Sir Frank Soskice (Newport)

Again, I do not want to take much time in examination of this Order, but I think that the House would feel that a proper discharge of one's duty to the House required that we should consider it for a moment before accepting it. I understand that it follows the usual form, and I and most hon. Members would accept that we cannot do without this type of Order in the modern complicated arrangements of these national agreements.

I did not agree with the Minister when he seemed to imply that it does not matter whether these privileges exist because they axe not likely to be used. I think that most people are concerned with the fact that they exist, and it is only some measure of consolation that they are not in fact generally prayed in aid. The Minister said how many people would be affected by the first section of the Order. I do not know whether he can give any estimate of the number of persons who would enjoy these privileges under Parts II, III and IV. Experts of missions he said would work out in our favour because most of our experts go abroad and not many of those abroad come here. If he can give some general idea as to the number of persons likely to be put in a privileged position by the other parts of the Order, the House would like that information. I certainly do not seek to oppose the Order which, together with the others, seems unavoidable in the present context of international relations.

10.16 p.m.

Mr. Marcus Lipton

(Brixton): So many people are entitled to immunities and privileges of various kinds that I do not think that the House will register any great objection to two more people being entitled to the same privileges— the Secretary-General of the organisation and the senior Deputy-Secretary-General in office. In those circumstances. I do not think that we are adding considerably to the number of immune persons who are already covered by these privileges and, subject to the reply by the Under-Secretary of State to my right hon. and learned Friend the Member for Newport (Sir F. Soskice), I am not disposed to register any violent opposition to the Motion.

10.17 p.m.

Mr. P. Thomas

Perhaps I may reply, with the permission of the House, to the right hon. and learned Member for Newport (Sir F. Soskice). It is true that this Order follows the usual form and is the same type of order as we have in respect of N.A.T.O. and W.E.U. I did not intend to convey that it did not matter that these privileges exist because they probably would not be much used, and I am sorry if I conveyed that impression. It is extremely important that the House should scrutinise very carefully privileges such as this which are accorded to international bodies which come to this country. I thought that the House would like to know that in fact these privileges are unlikely to be greatly used.

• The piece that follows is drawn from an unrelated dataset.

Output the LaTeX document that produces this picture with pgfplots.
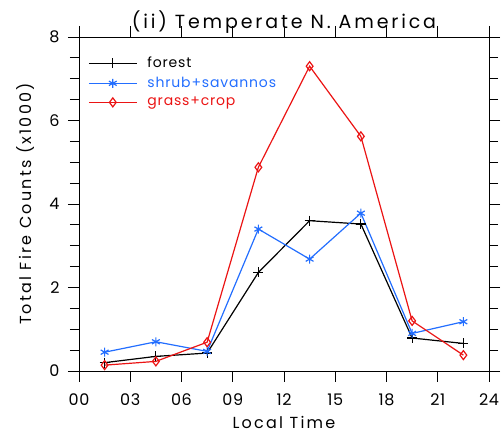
\documentclass[border=0pt]{standalone}
\usepackage{fontspec}
\setmainfont{Poppins}
\usepackage{pgfplots}
\pgfplotsset{compat=1.18}
\definecolor{fblack}{RGB}{0,0,0}
\definecolor{sblue}{RGB}{35,110,255}
\definecolor{gred}{RGB}{235,20,20}

\begin{document}
\begin{tikzpicture}
\begin{axis}[name=ax,
  scale only axis,width=410pt,height=334pt,
  xmin=0,xmax=24,ymin=0,ymax=8,
  xtick={0,3,...,24},
  xticklabels={00,03,06,09,12,15,18,21,24},
  ytick={0,2,4,6,8},
  minor y tick num=3,
  tick align=outside,
  major tick length=11pt,minor tick length=9pt,
  every tick/.style={black,line width=0.8pt},
  axis line style={line width=0.9pt},
  /pgf/number format/assume math mode=true,
  tick label style={font=\fontsize{16}{19}\selectfont\addfontfeatures{LetterSpace=4}},
  xticklabel style={yshift=-8pt},
  yticklabel style={xshift=-5pt},
  xlabel={Local Time},
  ylabel={Total Fire Counts (x1000)},
  label style={font=\fontsize{16}{19}\selectfont\addfontfeatures{LetterSpace=14}},
  xlabel style={yshift=-4pt},
  ylabel style={yshift=8pt},
  title={(ii) Temperate N. America},
  title style={font=\fontsize{19}{22}\selectfont\addfontfeatures{LetterSpace=15},yshift=-6pt},
  legend style={draw=none,fill=none,at={(0,1)},anchor=north west,xshift=6pt,yshift=-16pt,
    font=\fontsize{14}{17}\selectfont\addfontfeatures{LetterSpace=6},row sep=4pt,
    /tikz/every odd column/.append style={column sep=8pt}},
  legend cell align=left,
  legend image code/.code={\draw[mark repeat=2,mark phase=2] plot coordinates {(0pt,0pt)(24pt,0pt)(48pt,0pt)};},
]
\addplot[fblack,line width=1.2pt,mark=+,mark size=5pt] coordinates {
(1.5,0.20)(4.5,0.35)(7.5,0.43)(10.5,2.36)(13.5,3.60)(16.5,3.52)(19.5,0.79)(22.5,0.66)};
\addlegendentry{\textcolor{fblack}{forest}}
\addplot[sblue,line width=1.2pt,mark=asterisk,mark size=4.5pt] coordinates {
(1.5,0.45)(4.5,0.70)(7.5,0.47)(10.5,3.40)(13.5,2.68)(16.5,3.78)(19.5,0.90)(22.5,1.18)};
\addlegendentry{\textcolor{sblue}{shrub+savannos}}
\addplot[gred,line width=1.2pt,mark=diamond,mark size=4.5pt] coordinates {
(1.5,0.14)(4.5,0.23)(7.5,0.69)(10.5,4.88)(13.5,7.30)(16.5,5.62)(19.5,1.20)(22.5,0.38)};
\addlegendentry{\textcolor{gred}{grass+crop}}
\end{axis}
\path ([shift={(-79pt,-62pt)}]ax.south west) rectangle ([shift={(14pt,37pt)}]ax.north east);
\end{tikzpicture}
\end{document}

The right hon. and learned Gentleman asked me how many people are likely to be affected. As the hon. Member for Brixton (Mr. Lipton) said, two people have full diplomatic privileges and immunity, and two alone. As to the remainder, there are 142 officials currently employed in Ankara. One would not expect there to be a full conference of C.E.N.T.O. in Britain for probably another four years, but if there were a full conference possibly one-third of those officials would come over here for it. They would not have full diplomatic privileges and immunity but a more restricted form, namely that when acting in the discharge of their duties in the course of their employment they would be immune from civil or criminal proceedings being brought against them. Apart from that, they would be entirely under the British law.

I think that those are the questions which were put to me, and I hope that my replies satisfy the right hon. and learned Gentleman.

Question put and agreed to.

Resolved, That an humble Address be presented to Her Majesty, praying that the Central Treaty Organisation (Immunities and Privileges) Order 1962 be made in the form of the draft laid before this House on 30th May.

To be presented by Privy Councillors or Members of Her Majesty's Household.